>>>

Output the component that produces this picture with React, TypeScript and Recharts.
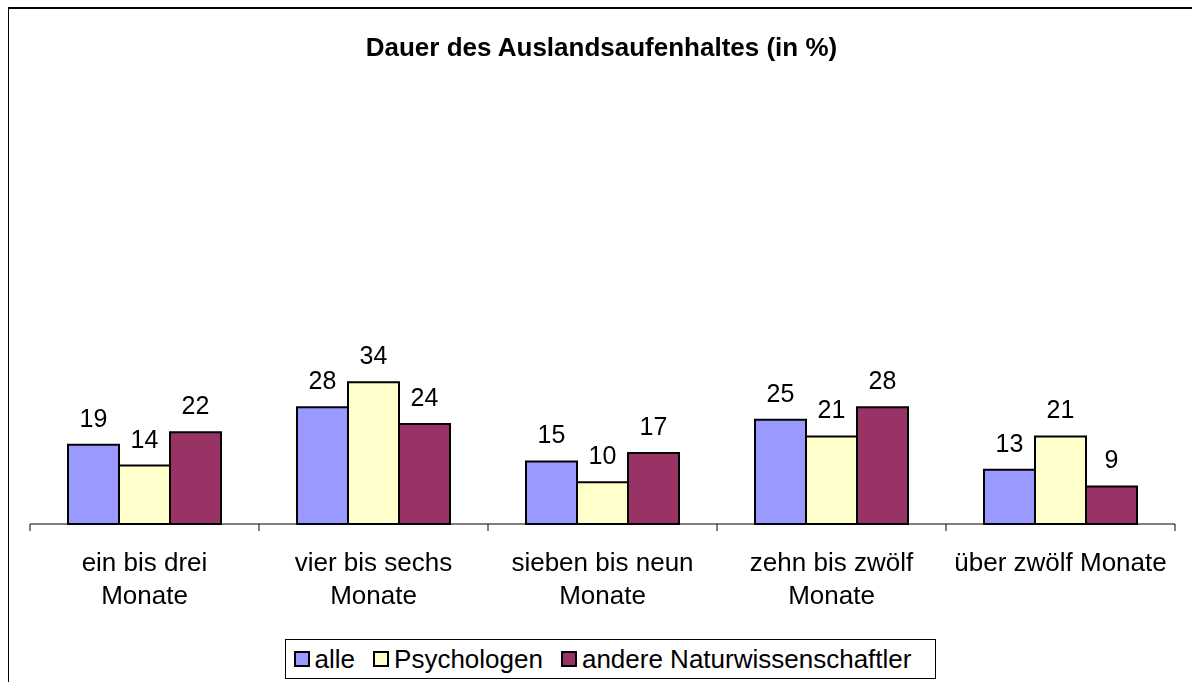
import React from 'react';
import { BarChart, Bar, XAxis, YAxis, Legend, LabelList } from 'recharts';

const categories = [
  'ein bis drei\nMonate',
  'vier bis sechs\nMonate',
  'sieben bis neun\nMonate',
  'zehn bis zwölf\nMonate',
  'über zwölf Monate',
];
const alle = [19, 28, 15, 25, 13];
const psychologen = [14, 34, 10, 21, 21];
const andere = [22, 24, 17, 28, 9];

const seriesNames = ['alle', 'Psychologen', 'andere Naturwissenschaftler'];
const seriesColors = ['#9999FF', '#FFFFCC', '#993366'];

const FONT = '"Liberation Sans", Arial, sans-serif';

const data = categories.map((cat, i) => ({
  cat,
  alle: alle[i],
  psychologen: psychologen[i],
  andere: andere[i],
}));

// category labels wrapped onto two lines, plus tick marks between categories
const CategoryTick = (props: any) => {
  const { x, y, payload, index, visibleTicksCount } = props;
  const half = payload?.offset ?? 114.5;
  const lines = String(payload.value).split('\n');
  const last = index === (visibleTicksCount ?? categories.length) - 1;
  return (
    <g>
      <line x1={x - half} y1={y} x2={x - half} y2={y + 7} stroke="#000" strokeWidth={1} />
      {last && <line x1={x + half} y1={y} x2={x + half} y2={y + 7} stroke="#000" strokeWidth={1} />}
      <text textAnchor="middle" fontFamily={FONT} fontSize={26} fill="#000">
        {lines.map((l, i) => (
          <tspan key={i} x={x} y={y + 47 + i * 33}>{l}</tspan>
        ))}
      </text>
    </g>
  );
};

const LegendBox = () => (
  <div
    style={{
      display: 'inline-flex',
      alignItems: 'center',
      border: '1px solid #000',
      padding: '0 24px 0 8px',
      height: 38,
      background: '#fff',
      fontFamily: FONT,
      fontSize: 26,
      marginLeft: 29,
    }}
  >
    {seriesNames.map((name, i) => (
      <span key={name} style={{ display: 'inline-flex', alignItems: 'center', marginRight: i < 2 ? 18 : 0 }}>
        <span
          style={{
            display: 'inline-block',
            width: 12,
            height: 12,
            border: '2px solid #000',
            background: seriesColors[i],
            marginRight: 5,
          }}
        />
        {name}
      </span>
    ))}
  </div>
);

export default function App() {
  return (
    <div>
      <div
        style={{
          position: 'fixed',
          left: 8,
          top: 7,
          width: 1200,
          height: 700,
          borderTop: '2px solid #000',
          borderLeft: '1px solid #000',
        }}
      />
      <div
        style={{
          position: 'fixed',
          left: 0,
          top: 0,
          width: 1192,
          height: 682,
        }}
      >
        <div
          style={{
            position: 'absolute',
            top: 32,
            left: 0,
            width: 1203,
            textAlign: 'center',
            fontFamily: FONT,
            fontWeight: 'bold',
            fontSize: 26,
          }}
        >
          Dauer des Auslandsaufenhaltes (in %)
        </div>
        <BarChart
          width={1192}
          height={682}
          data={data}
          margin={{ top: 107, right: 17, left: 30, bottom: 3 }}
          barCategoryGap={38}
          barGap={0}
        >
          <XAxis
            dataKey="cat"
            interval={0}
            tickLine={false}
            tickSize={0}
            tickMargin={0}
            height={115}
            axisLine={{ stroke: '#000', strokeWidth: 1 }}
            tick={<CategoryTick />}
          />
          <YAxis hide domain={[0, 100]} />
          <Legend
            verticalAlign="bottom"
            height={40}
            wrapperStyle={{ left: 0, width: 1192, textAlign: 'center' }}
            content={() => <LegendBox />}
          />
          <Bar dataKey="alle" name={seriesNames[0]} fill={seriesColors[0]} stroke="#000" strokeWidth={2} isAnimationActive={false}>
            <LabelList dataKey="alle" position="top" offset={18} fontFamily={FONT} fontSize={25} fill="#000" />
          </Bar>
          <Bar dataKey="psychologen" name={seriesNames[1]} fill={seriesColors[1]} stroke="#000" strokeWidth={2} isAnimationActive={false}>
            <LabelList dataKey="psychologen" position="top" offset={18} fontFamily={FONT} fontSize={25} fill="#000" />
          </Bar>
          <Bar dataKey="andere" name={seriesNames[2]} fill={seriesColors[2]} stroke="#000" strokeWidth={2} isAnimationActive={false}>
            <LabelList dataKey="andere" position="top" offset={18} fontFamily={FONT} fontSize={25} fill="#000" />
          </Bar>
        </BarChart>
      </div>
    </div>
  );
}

<<<

Stated task: What is needed is an exact reproduction of the data, pictures excluded.

Correct response:
Output the component that produces this picture with React, TypeScript and Recharts.
import React from 'react';
import { BarChart, Bar, XAxis, YAxis, Legend, LabelList } from 'recharts';

const categories = [
  'ein bis drei\nMonate',
  'vier bis sechs\nMonate',
  'sieben bis neun\nMonate',
  'zehn bis zwölf\nMonate',
  'über zwölf Monate',
];
const alle = [19, 28, 15, 25, 13];
const psychologen = [14, 34, 10, 21, 21];
const andere = [22, 24, 17, 28, 9];

const seriesNames = ['alle', 'Psychologen', 'andere Naturwissenschaftler'];
const seriesColors = ['#9999FF', '#FFFFCC', '#993366'];

const FONT = '"Liberation Sans", Arial, sans-serif';

const data = categories.map((cat, i) => ({
  cat,
  alle: alle[i],
  psychologen: psychologen[i],
  andere: andere[i],
}));

// category labels wrapped onto two lines, plus tick marks between categories
const CategoryTick = (props: any) => {
  const { x, y, payload, index, visibleTicksCount } = props;
  const half = payload?.offset ?? 114.5;
  const lines = String(payload.value).split('\n');
  const last = index === (visibleTicksCount ?? categories.length) - 1;
  return (
    <g>
      <line x1={x - half} y1={y} x2={x - half} y2={y + 7} stroke="#000" strokeWidth={1} />
      {last && <line x1={x + half} y1={y} x2={x + half} y2={y + 7} stroke="#000" strokeWidth={1} />}
      <text textAnchor="middle" fontFamily={FONT} fontSize={26} fill="#000">
        {lines.map((l, i) => (
          <tspan key={i} x={x} y={y + 47 + i * 33}>{l}</tspan>
        ))}
      </text>
    </g>
  );
};

const LegendBox = () => (
  <div
    style={{
      display: 'inline-flex',
      alignItems: 'center',
      border: '1px solid #000',
      padding: '0 24px 0 8px',
      height: 38,
      background: '#fff',
      fontFamily: FONT,
      fontSize: 26,
      marginLeft: 29,
    }}
  >
    {seriesNames.map((name, i) => (
      <span key={name} style={{ display: 'inline-flex', alignItems: 'center', marginRight: i < 2 ? 18 : 0 }}>
        <span
          style={{
            display: 'inline-block',
            width: 12,
            height: 12,
            border: '2px solid #000',
            background: seriesColors[i],
            marginRight: 5,
          }}
        />
        {name}
      </span>
    ))}
  </div>
);

export default function App() {
  return (
    <div>
      <div
        style={{
          position: 'fixed',
          left: 8,
          top: 7,
          width: 1200,
          height: 700,
          borderTop: '2px solid #000',
          borderLeft: '1px solid #000',
        }}
      />
      <div
        style={{
          position: 'fixed',
          left: 0,
          top: 0,
          width: 1192,
          height: 682,
        }}
      >
        <div
          style={{
            position: 'absolute',
            top: 32,
            left: 0,
            width: 1203,
            textAlign: 'center',
            fontFamily: FONT,
            fontWeight: 'bold',
            fontSize: 26,
          }}
        >
          Dauer des Auslandsaufenhaltes (in %)
        </div>
        <BarChart
          width={1192}
          height={682}
          data={data}
          margin={{ top: 107, right: 17, left: 30, bottom: 3 }}
          barCategoryGap={38}
          barGap={0}
        >
          <XAxis
            dataKey="cat"
            interval={0}
            tickLine={false}
            tickSize={0}
            tickMargin={0}
            height={115}
            axisLine={{ stroke: '#000', strokeWidth: 1 }}
            tick={<CategoryTick />}
          />
          <YAxis hide domain={[0, 100]} />
          <Legend
            verticalAlign="bottom"
            height={40}
            wrapperStyle={{ left: 0, width: 1192, textAlign: 'center' }}
            content={() => <LegendBox />}
          />
          <Bar dataKey="alle" name={seriesNames[0]} fill={seriesColors[0]} stroke="#000" strokeWidth={2} isAnimationActive={false}>
            <LabelList dataKey="alle" position="top" offset={18} fontFamily={FONT} fontSize={25} fill="#000" />
          </Bar>
          <Bar dataKey="psychologen" name={seriesNames[1]} fill={seriesColors[1]} stroke="#000" strokeWidth={2} isAnimationActive={false}>
            <LabelList dataKey="psychologen" position="top" offset={18} fontFamily={FONT} fontSize={25} fill="#000" />
          </Bar>
          <Bar dataKey="andere" name={seriesNames[2]} fill={seriesColors[2]} stroke="#000" strokeWidth={2} isAnimationActive={false}>
            <LabelList dataKey="andere" position="top" offset={18} fontFamily={FONT} fontSize={25} fill="#000" />
          </Bar>
        </BarChart>
      </div>
    </div>
  );
}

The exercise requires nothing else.